In each case, the challenges are, first, aggravated, amplified, and intertwined by our ignorant, unimaginative clinging to the old rules and norms of “commodity” money. These old rules and norms tell us, basically, that money is (a) a finite resource that people must compete to have a share of; and (b) that a sovereign democracy must collect some portion of its citizens’ “finite” money-share (as taxes) for that democracy to have money to spend for its collective goals and needs.

It is precisely because sovereign democracies cannot collect enough taxes that it appears climate change and ecological collapse cannot be addressed—the “cost” is simply too high for tax-dollars to cover. Worse, we are in a Catch-22 which demands that to increase tax-dollars collected, it is necessary to expand the business development that is the root cause of the climate change and ecological collapse we seek to correct.

It is precisely because progressive democracy continuously threatens to collect MORE taxes than the citizens are willing to pay (in order, for example, to ameliorate climate change and restore ecological habitats)—it is because of this that democracy, itself, must be challenged, threatened, or held in check to protect the pocketbooks of a wealthy class that loathes and fears, above all else, the taxation of their wealth.

It is the complex interaction of failing democracies, collapsing ecosystems, and the corrupt, profiteering, manipulation of the old “commodity” money-rules and norms, that drives failed states and mass migration—which, in turn, are rapidly giving rise to national bigotries and the marginalization of hundreds of millions of men, women, and children forced to flee from unlivable conditions while being provided no place to go.

In the case of each of these challenges, a constructive confrontation can only begin with a sweeping acknowledgement that the old “commodity” money-rules and norms are no longer applicable to our modern social economy—nor have they been for over half a century.

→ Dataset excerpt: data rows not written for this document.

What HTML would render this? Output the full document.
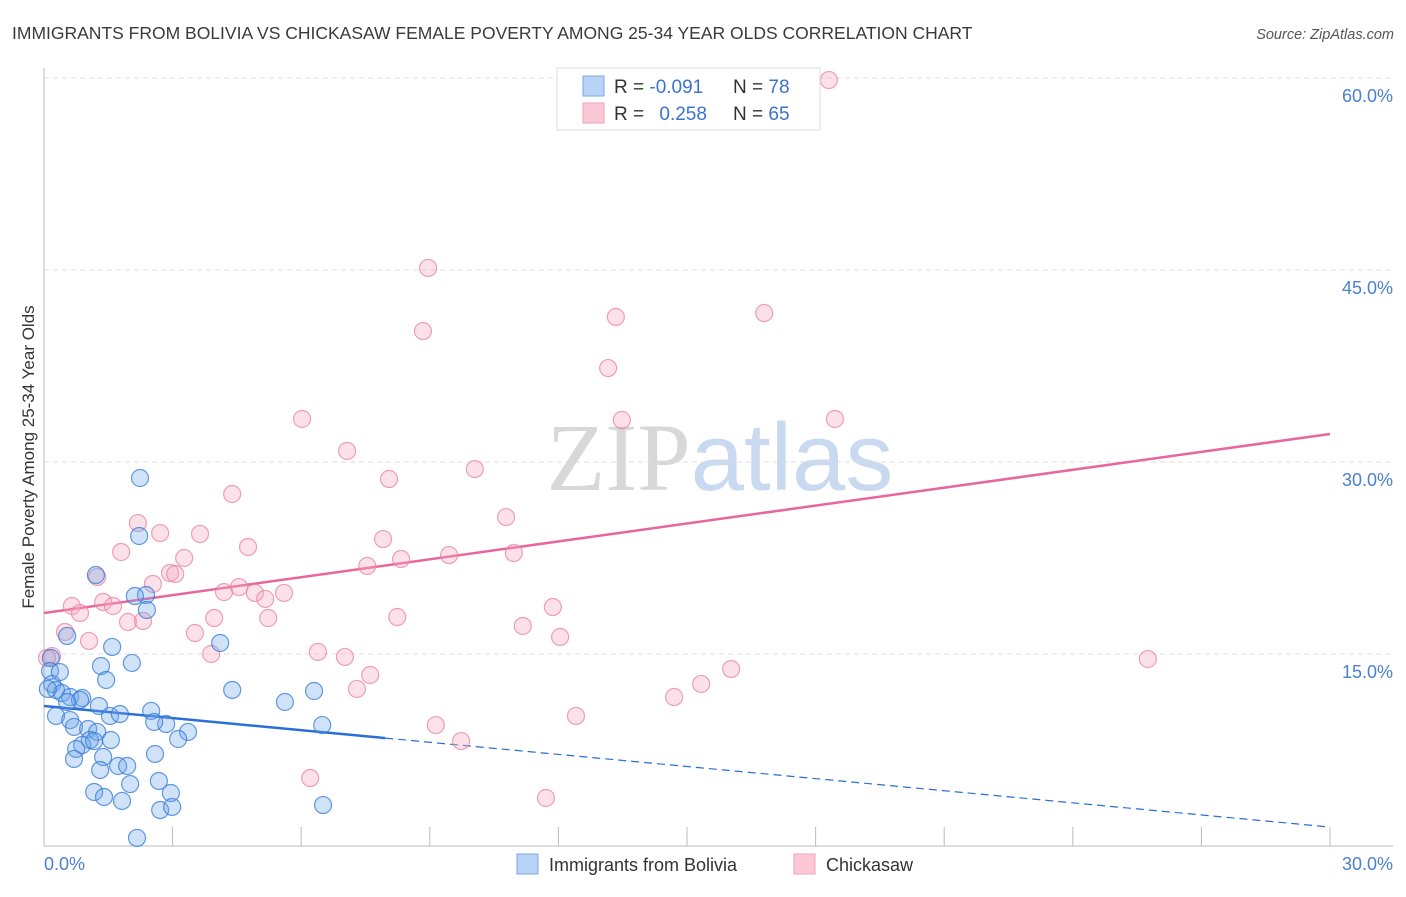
<!DOCTYPE html>
<html><head><meta charset="utf-8"><style>
body{margin:0;background:#fff;font-family:"Liberation Sans",sans-serif}
svg text{font-family:"Liberation Sans",sans-serif}
</style></head><body>
<svg id="chart" width="1406" height="892" viewBox="0 0 1406 892" xmlns="http://www.w3.org/2000/svg">
<text x="12" y="39" font-size="17.5" fill="#3a3a3a">IMMIGRANTS FROM BOLIVIA VS CHICKASAW FEMALE POVERTY AMONG 25-34 YEAR OLDS CORRELATION CHART</text>
<text x="1394" y="39" font-size="14.5" fill="#555" font-style="italic" text-anchor="end">Source: ZipAtlas.com</text>
<text x="720" y="490" font-size="96" text-anchor="middle"><tspan font-family="Liberation Serif,serif" fill="#d8d8d8">ZIP</tspan><tspan fill="#c8d9f0">atlas</tspan></text>
<g id="grid"></g>
<g id="axes"></g>
<g id="lines"></g>
<g id="points"></g>
<text transform="translate(34,457) rotate(-90)" font-size="17" fill="#333" text-anchor="middle">Female Poverty Among 25-34 Year Olds</text>
<g>
<rect x="557" y="68" width="263" height="62" fill="#fff" stroke="#ddd"/>
<rect x="583" y="76" width="21" height="20" fill="#b8d3f5" stroke="#7aa9e6"/>
<rect x="583" y="103" width="21" height="20" fill="#fbc8d6" stroke="#f0a0b8"/>
<text x="614" y="93" font-size="19" fill="#333">R = <tspan fill="#3b73d0">-0.091</tspan></text>
<text x="733" y="93" font-size="19" fill="#333">N = <tspan fill="#3b73d0">78</tspan></text>
<text x="614" y="120" font-size="19" fill="#333">R = <tspan fill="#3b73d0" dx="10">0.258</tspan></text>
<text x="733" y="120" font-size="19" fill="#333">N = <tspan fill="#3b73d0">65</tspan></text>
</g>
<g>
<rect x="517" y="854" width="21" height="20" fill="#b8d3f5" stroke="#7aa9e6"/>
<text x="549" y="871" font-size="18" fill="#333">Immigrants from Bolivia</text>
<rect x="794" y="854" width="21" height="20" fill="#fbc8d6" stroke="#f0a0b8"/>
<text x="826" y="871" font-size="18" fill="#333">Chickasaw</text>
</g>
</svg>
<script>
const blueX=[2.24,2.22,1.21,2.38,2.12,2.40,0.54,1.59,4.11,2.05,1.33,0.16,0.14,1.45,4.39,5.62,6.30,0.19,0.28,0.42,0.61,0.89,0.84,0.54,0.28,0.61,1.28,1.54,1.77,2.50,2.85,2.57,3.36,3.13,6.49,0.70,1.03,1.24,1.07,0.89,1.17,1.56,0.75,0.70,1.38,1.73,1.94,1.31,2.59,2.68,2.01,1.17,1.40,1.82,2.96,2.71,2.99,6.51,2.17,0.37,0.09];
const blueY=[28.75,24.22,21.17,19.61,19.53,18.44,16.41,15.55,15.86,14.30,14.06,14.69,13.67,12.97,12.19,11.25,12.11,12.66,12.19,11.95,11.64,11.56,11.41,11.25,10.16,9.84,10.94,10.16,10.31,10.55,9.53,9.69,8.91,8.36,9.45,9.30,9.14,8.91,8.28,7.89,8.20,8.28,7.58,6.80,6.95,6.25,6.25,5.94,7.19,5.08,4.84,4.22,3.83,3.52,4.14,2.81,3.05,3.20,0.63,13.59,12.27];
const pinkX=[18.31,8.96,8.84,13.34,16.80,13.16,6.02,13.48,18.45,7.07,10.05,8.05,4.39,10.78,2.19,2.71,3.64,4.76,7.91,1.80,3.27,9.45,10.96,8.33,7.54,1.24,2.94,3.06,2.54,4.55,4.20,4.92,5.60,0.65,1.38,1.61,0.84,5.16,8.24,11.87,3.97,5.23,1.96,2.31,11.17,3.52,1.05,12.04,3.90,6.39,7.02,0.19,7.61,7.30,16.03,15.33,14.70,25.75,12.41,9.14,9.73,6.21,11.71,0.49,0.07];
const pinkY=[59.84,45.16,40.23,41.33,41.64,37.34,33.36,33.28,33.36,30.86,29.45,28.67,27.50,25.70,25.23,24.45,24.38,23.36,23.98,22.97,22.50,22.73,22.89,22.42,21.88,21.02,21.33,21.25,20.47,20.23,19.84,19.77,19.77,18.75,19.06,18.75,18.20,19.30,17.89,18.67,17.81,17.81,17.50,17.58,17.19,16.64,16.02,16.33,15.00,15.16,14.77,14.84,13.36,12.27,13.83,12.66,11.64,14.61,10.16,9.45,8.20,5.31,3.75,16.72,14.69];
const yTicks=[15,30,45,60];
const yTickLabels=["15.0%","30.0%","45.0%","60.0%"];
const xTicks=[0,3,6,9,12,15,18,21,24,27,30];
const xTickLabels=["0.0%","30.0%"];
const blueTrend=[10.94,1.48];
const pinkTrend=[18.20,32.19];
const blueSolidEnd=7.96;

const X0=44,X1=1330,Y0=846;
const sx=v=>X0+v/30*(X1-X0);
const sy=v=>Y0-v/15*192;
const NS="http://www.w3.org/2000/svg";
function mk(tag,attrs,parent){const e=document.createElementNS(NS,tag);for(const k in attrs)e.setAttribute(k,attrs[k]);parent.appendChild(e);return e;}
const grid=document.getElementById('grid'),axes=document.getElementById('axes'),lines=document.getElementById('lines'),pts=document.getElementById('points');
yTicks.forEach((t,i)=>{
  const l=mk('line',{x1:X0,x2:1393,y1:sy(t),y2:sy(t),stroke:'#ddd','stroke-dasharray':'5,4'},grid);
  
  
  const tx=mk('text',{x:1393,y:sy(t)+24,'font-size':18,fill:'#4a80d0','text-anchor':'end'},grid);
  tx.textContent=yTickLabels[i];
  
  
});
const ya=mk('line',{x1:X0,x2:X0,y1:68,y2:Y0,stroke:'#bbb'},axes);


const xa=mk('line',{x1:X0,x2:1393,y1:Y0,y2:Y0,stroke:'#bbb'},axes);


xTicks.forEach(t=>{
  if(t===0)return;
  const l=mk('line',{x1:sx(t),x2:sx(t),y1:Y0-19,y2:Y0,stroke:'#bbb'},axes);
  
  
});
const xl0=mk('text',{x:44,y:870,'font-size':18,fill:'#4a80d0'},axes);
xl0.textContent=xTickLabels[0];


const xl1=mk('text',{x:1393,y:870,'font-size':18,fill:'#4a80d0','text-anchor':'end'},axes);
xl1.textContent=xTickLabels[1];



function drawPts(xs,ys,fill,stroke,name){
  xs.forEach((x,i)=>{
    const c=mk('circle',{cx:sx(x),cy:sy(ys[i]),r:8.5,fill:fill,stroke:stroke,'stroke-width':1.2},pts);
    
    
  });
}
drawPts(pinkX,pinkY,'rgba(246,170,192,0.35)','rgba(232,130,160,0.75)','chickasaw-point');
drawPts(blueX,blueY,'rgba(110,165,232,0.32)','rgba(50,120,215,0.75)','bolivia-point');

const bAt=x=>blueTrend[0]+(blueTrend[1]-blueTrend[0])*x/30;
const pAt=x=>pinkTrend[0]+(pinkTrend[1]-pinkTrend[0])*x/30;
const bl=mk('line',{x1:sx(0),y1:sy(bAt(0)),x2:sx(blueSolidEnd),y2:sy(bAt(blueSolidEnd)),stroke:'#2a6fd6','stroke-width':2.5},lines);


const bd=mk('line',{x1:sx(blueSolidEnd),y1:sy(bAt(blueSolidEnd)),x2:sx(30),y2:sy(bAt(30)),stroke:'#2a6fd6','stroke-width':1.2,'stroke-dasharray':'8,5'},lines);


const pl=mk('line',{x1:sx(0),y1:sy(pAt(0)),x2:sx(30),y2:sy(pAt(30)),stroke:'#e8679a','stroke-width':2.5},lines);


</script>
</body></html>
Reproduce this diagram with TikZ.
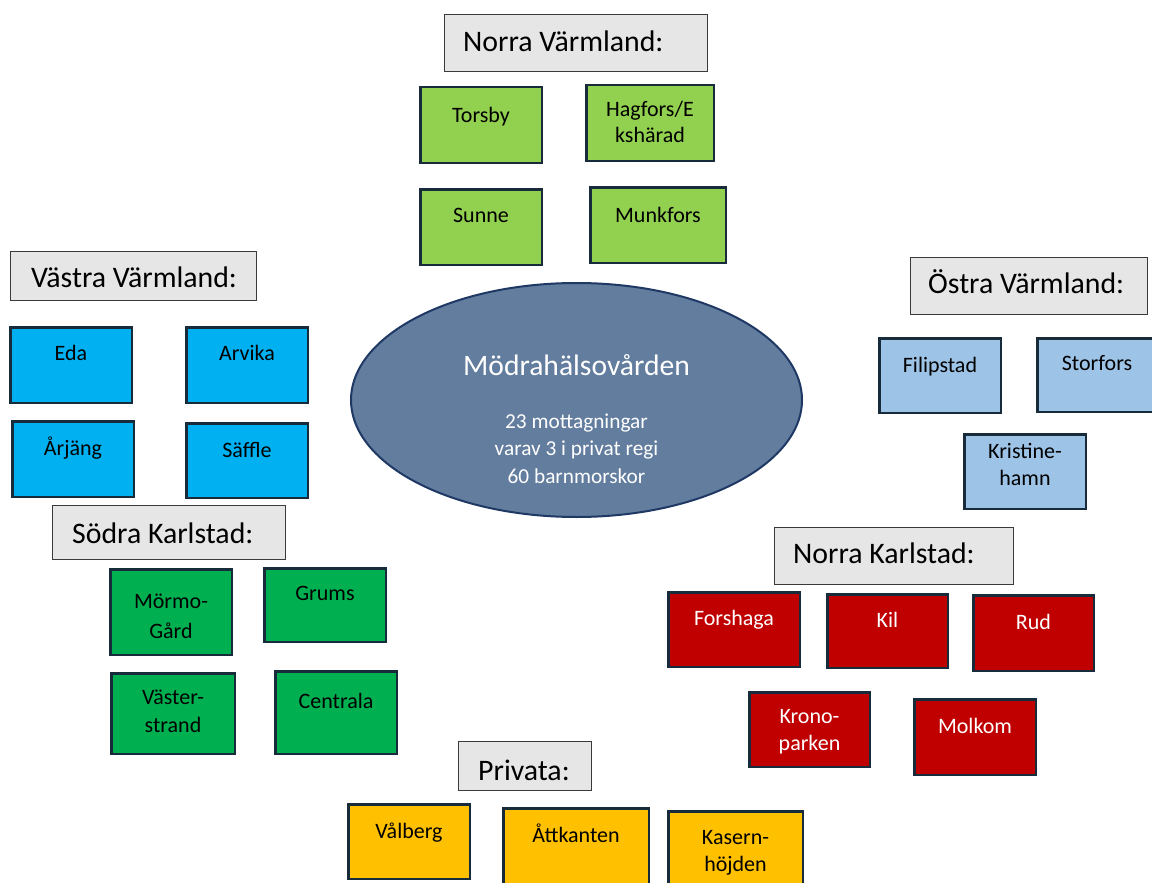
\documentclass[tikz,border=0pt]{standalone}
\usepackage{fontspec}
\setmainfont{Carlito}
\usetikzlibrary{shapes.geometric}
\definecolor{hdrfill}{HTML}{E7E6E6}
\definecolor{hdrline}{HTML}{3A3A3A}
\definecolor{boxline}{HTML}{172B3B}
\definecolor{lgreen}{HTML}{92D050}
\definecolor{cblue}{HTML}{00B0F0}
\definecolor{lblue}{HTML}{9DC3E6}
\definecolor{cgreen}{HTML}{00B050}
\definecolor{cred}{HTML}{C00000}
\definecolor{cyellow}{HTML}{FFC000}
\definecolor{ellfill}{HTML}{637D9F}
\definecolor{ellline}{HTML}{1F3864}
\tikzset{
  basebox/.style={draw=boxline, line width=2.5pt, rectangle, inner sep=0pt},
  nvbox/.style={basebox, fill=lgreen},
  vvbox/.style={basebox, fill=cblue},
  ovbox/.style={basebox, fill=lblue},
  skbox/.style={basebox, fill=cgreen},
  nkbox/.style={basebox, fill=cred},
  prbox/.style={basebox, fill=cyellow},
  hdrbox/.style={draw=hdrline, line width=1.2pt, fill=hdrfill, rectangle, inner sep=0pt},
  btxt/.style={anchor=base, inner sep=0pt, font=\fontsize{22}{26}\selectfont, text=black},
  wtxt/.style={btxt, text=white},
  htxt/.style={anchor=base west, inner sep=0pt, font=\fontsize{29.8}{35}\selectfont, text=black},
}
\newcommand\bx[6]{\node[#2, minimum width={#5-#3-2.5}, minimum height={#6-#4-2.5}] (#1) at ({(#3+#5)/2},{(#4+#6)/2}) {};}
\newcommand\twol[3]{{\fontsize{22}{#1}\selectfont\begin{tabular}[t]{@{}c@{}}#2\\#3\end{tabular}}}
\begin{document}
\begin{tikzpicture}[x=1pt,y=-1pt]
\useasboundingbox (0,0) rectangle (1152,883);
\clip (0,0) rectangle (1152,883);
% centre
\node[ellipse, draw=ellline, line width=2pt, fill=ellfill, minimum width=451, minimum height=234, inner sep=0pt] (mhv) at (576.5,400) {};
\node[anchor=base, inner sep=0pt, text=white, font=\fontsize{29.6}{34}\selectfont] (mhvt) at (576.5,375) {Mödrahälsovården};
\node[anchor=base, inner sep=0pt, text=white] (mhvb) at (576.5,428) {\fontsize{21.3}{27.5}\selectfont\begin{tabular}[t]{@{}c@{}}23 mottagningar\\varav 3 i privat regi\\60 barnmorskor\end{tabular}};
% Norra Värmland
\bx{norrav}{hdrbox}{443}{13}{709}{73}
\node[htxt] (norravt) at (463,52) {Norra Värmland:};
\bx{torsby}{nvbox}{419}{86}{543}{164}
\node[btxt] (torsbyt) at (481,122) {Torsby};
\bx{hagfors}{nvbox}{585}{84}{715}{162}
\node[btxt] (hagforst) at (650,117) {\twol{26}{Hagfors/E}{kshärad}};
\bx{sunne}{nvbox}{419}{188}{543}{266}
\node[btxt] (sunnet) at (481,222) {Sunne};
\bx{munkfors}{nvbox}{589}{186}{727}{264}
\node[btxt] (munkforst) at (658,222) {Munkfors};
% Västra Värmland
\bx{vastrav}{hdrbox}{9}{250}{258}{302}
\node[htxt] (vastravt) at (31,287) {Västra Värmland:};
\bx{eda}{vvbox}{9}{326}{133}{404}
\node[btxt] (edat) at (71,360) {Eda};
\bx{arvika}{vvbox}{185}{326}{309}{404}
\node[btxt] (arvikat) at (247,360) {Arvika};
\bx{arjang}{vvbox}{11}{420}{135}{498}
\node[btxt] (arjangt) at (73,455) {Årjäng};
\bx{saffle}{vvbox}{185}{422}{309}{499}
\node[btxt] (safflet) at (247,457) {Säffle};
% Östra Värmland
\bx{ostrav}{hdrbox}{909}{256}{1149}{316}
\node[htxt] (ostravt) at (928,293) {Östra Värmland:};
\bx{filipstad}{ovbox}{878}{337}{1002}{414}
\node[btxt] (filipstadt) at (940,372) {Filipstad};
\bx{storfors}{ovbox}{1036}{337}{1160}{413}
\node[btxt] (storforst) at (1097,370) {Storfors};
\bx{kristine}{ovbox}{963}{433}{1087}{510}
\node[btxt] (kristinet) at (1025,458) {\twol{27}{Kristine-}{hamn}};
% Södra Karlstad
\bx{sodrak}{hdrbox}{51}{504}{287}{561}
\node[htxt] (sodrakt) at (72,543) {Södra Karlstad:};
\bx{mormo}{skbox}{109}{568}{233}{656}
\node[btxt] (mormot) at (171,608) {\twol{30}{Mörmo-}{Gård}};
\bx{grums}{skbox}{263}{567}{387}{643}
\node[btxt] (grumst) at (325,600) {Grums};
\bx{vaster}{skbox}{110}{672}{236}{755}
\node[btxt] (vastert) at (173,704) {\twol{28}{Väster-}{strand}};
\bx{centrala}{skbox}{274}{670}{398}{755}
\node[btxt] (centralat) at (336,708) {Centrala};
% Norra Karlstad
\bx{norrak}{hdrbox}{773}{526}{1015}{586}
\node[htxt] (norrakt) at (793,563) {Norra Karlstad:};
\bx{forshaga}{nkbox}{667}{591}{801}{668}
\node[wtxt] (forshagat) at (734,625) {Forshaga};
\bx{kil}{nkbox}{826}{593}{949}{669}
\node[wtxt] (kilt) at (887.5,627) {Kil};
\bx{rud}{nkbox}{972}{594}{1095}{672}
\node[wtxt] (rudt) at (1033.5,629) {Rud};
\bx{krono}{nkbox}{748}{691}{871}{768}
\node[wtxt] (kronot) at (809.5,723) {\twol{27}{Krono-}{parken}};
\bx{molkom}{nkbox}{913}{698}{1037}{776}
\node[wtxt] (molkomt) at (975,733) {Molkom};
% Privata
\bx{privata}{hdrbox}{457}{740}{593}{792}
\node[htxt] (privatat) at (478,780) {Privata:};
\bx{valberg}{prbox}{347}{803}{471}{880}
\node[btxt] (valbergt) at (409,838) {Vålberg};
\bx{attkanten}{prbox}{502}{807}{650}{890}
\node[btxt] (attkantent) at (576,842) {Åttkanten};
\bx{kasern}{prbox}{667}{810}{804}{895}
\node[btxt] (kasernt) at (735.5,844) {\twol{27}{Kasern-}{höjden}};
\end{tikzpicture}
\end{document}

Modern fiat money, we now understand, moves in a direction opposite the old mercantilist “commodity” money: instead of moving from the citizens to the democratic state—in the form of taxes—it moves from the democratic state to the citizens (and subsequently to the “mercantiles”) in the form of sovereign spending. And it is precisely this democratic sovereign spending, well considered and strategically directed, that can indeed:

  1. Begin to address climate change and ecological collapse—by paying citizens to design and build new zero-carbon infrastructures, technologies and habitat restorations;
  2. Quell the assault on Democracy, by eliminating the perception that democracy’s spending is to be paid for with citizen’s tax-dollars—and transforming the strategic understanding of what taxes, therefore, can and should be made to accomplish;
  3. Ameliorate mass-migration on two fronts: (a) by repairing the failed states and rescuing the collapsing local economies that are producing the migrations; (2) integrating what necessary migrants there are into the local social economies of their adopted locales—by paying them living wages to provide useful services to their local and regional communities, wherever they may be.

We can make excuses that it is simply the greed of profit-making global corporations which holds back efforts to address global warming—(largely true!); that it is profit-making business interest and the wealthy who want Democracy in their back pockets so they can control what it taxes and spends—(definitely true!); that it is authoritarian populism (whatever that might be) which creates failed states and mass-migration—(sadly, a true statement as well). But the real, underlying reason these threats are now growing large and unmanageable is because we find ourselves unwilling, or afraid, to openly discuss—in the mainstream political conversation—the simple topic of what modern fiat money is, how it works, and what it can accomplish.

So long as progressive leaders are allowed to back-pedal on this topic—to try, somehow, to go forward based on the old economics of “commodity” money—little progress can ever be made to address the Big Three challenges that are growing more formidable every day.